Blinken’a gelindiği zaman aslında Dışişleri Bakanı olarak karnesi çok da iyi değil. Güya göreve geldiklerinde darbelere destek vermeyeceklerini açıkladıklarında büyük bir heyecan yaratmıştı. Fakat gerekçe olarak  anıldığı ve beklenildiği gibi  darbelerin etik olmadığı gibi bir nedenden değil aksine darbelerin ekonomik yük getirmesi nedeniyle vazgeçtiklerini söylüyordu. Ama Myanmar'da bir darbe olmasına göz yumdular. Güney Kore'deki darbeye ses çıkarmadılar. Eğer Biden yönetimi zamanında Myanmar'daki darbeye geçit vermeseydi, bugün Güney Kore'de böyle bir darbe girişimi olmazdı yine Blinken’ın Dışişleri Bakanlığı döneminde Ukrayna gibi çok önemli bir savaş ve Avrupa'da Rusya krizi çıktı. Taiwan meselesinde Çin'le neredeyse savaşın eşiğine gelindi ve yine Orta Doğu'da İsrail'in yayılmacı politikasına siyonizm üzerinden bakmayı tercih etti ve Amerikan tarihine geçti. 7 Ekim saldırılarının hemen ardından İsrail’e geldiğinde ilk açıklaması olan “Ben burada Dışişleri Bakanı olarak değil bir Yahudi olarak bulunuyorum” ifadesi bugün hala akıllardadır.

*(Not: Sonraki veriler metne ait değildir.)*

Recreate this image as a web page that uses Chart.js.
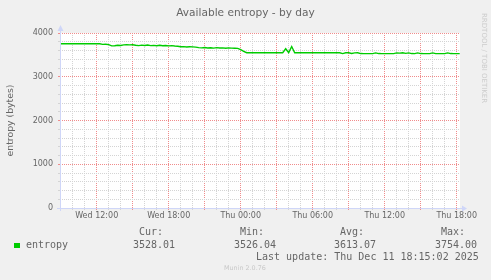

Amerikalıların babyface (bebek yüzlü) dedikleri türden bir yüze sahip olmasına rağmen içi bambaşka bir insan.

Türkiye, Rusya ve İran’ı ikna ediyor

Blinken’ın ziyaretinin ardından Dışişleri Bakanı Hakan Fidan, NTV haber kanalına verdiği mülakatta Doha’da yapılan toplantıda İran Rusya ve Türkiye'nin anlaştığını ve o akşam Rusya ve İran'ın telefonla Esad'ı ülkeden ayrılması konusunda ikna ettiklerini söyledi. Ancak müzakere sürecinin günler önce başladığını hatta İran Dışişleri Bakanı'nın Türkiye ziyaretinin de bu sürecin bir parçası olduğunu, Doha’daki toplantının müzakerenin bir sonucu olduğuna da işaret etti. Bir başka deyişle eğer bu konuda Türkiye'nin bir girişimi olmasaydı muhalifler Esad'ı ve ailesini konutunda ele geçirecek belki de tıpkı Kaddafi de olduğu gibi bir linç durumu yaşanacaktı.

Türkiye, Kaddafi konusunda acı bir tecrübe yaşadı. Zira Batı, Kaddafi'nin can güvenliği konusunda hem Türkiye'ye hem de Rusya'ya teminat vermişti; ancak Batı ve NATO sözünü tutmadı. Hem Türkiye Cumhurbaşkanı Recep Tayyip Erdoğan hem de Rusya Devlet Başkanı Vladimir Putin zaman zaman Kaddafi meselesini gündeme getirerek Batının sözünü tutmadığı konusunda hep eleştirdiler. Bu nedenle de Beşar Esad ailesiyle birlikte Moskova’ya sığındı. Kuşkusuz, Esat’ın iktidarı bırakması için büyük pazarlıklar yaşandı ve bu pazarlığın bir numaralı gündemi Esat’ın can güvenliğiydi. Rusya ve İran muhtemelen Esat’ı sağ istedi. Türkiye de Esat’ın can güvenliği konusunda teminat vermesi üzerine Esat Suriye’den Rusya tarafından götürüldü.

Lakin tüm bu yaşananlar Türkiye'nin merhametinden ve insaniyetinden kaynaklanan bir durumdur. Açıkçası, Türkiye, Esad'ın ölmesini değil ülkesinde işlenen suçlardan dolayı adil bir şekilde yargılanmasını istemektedir.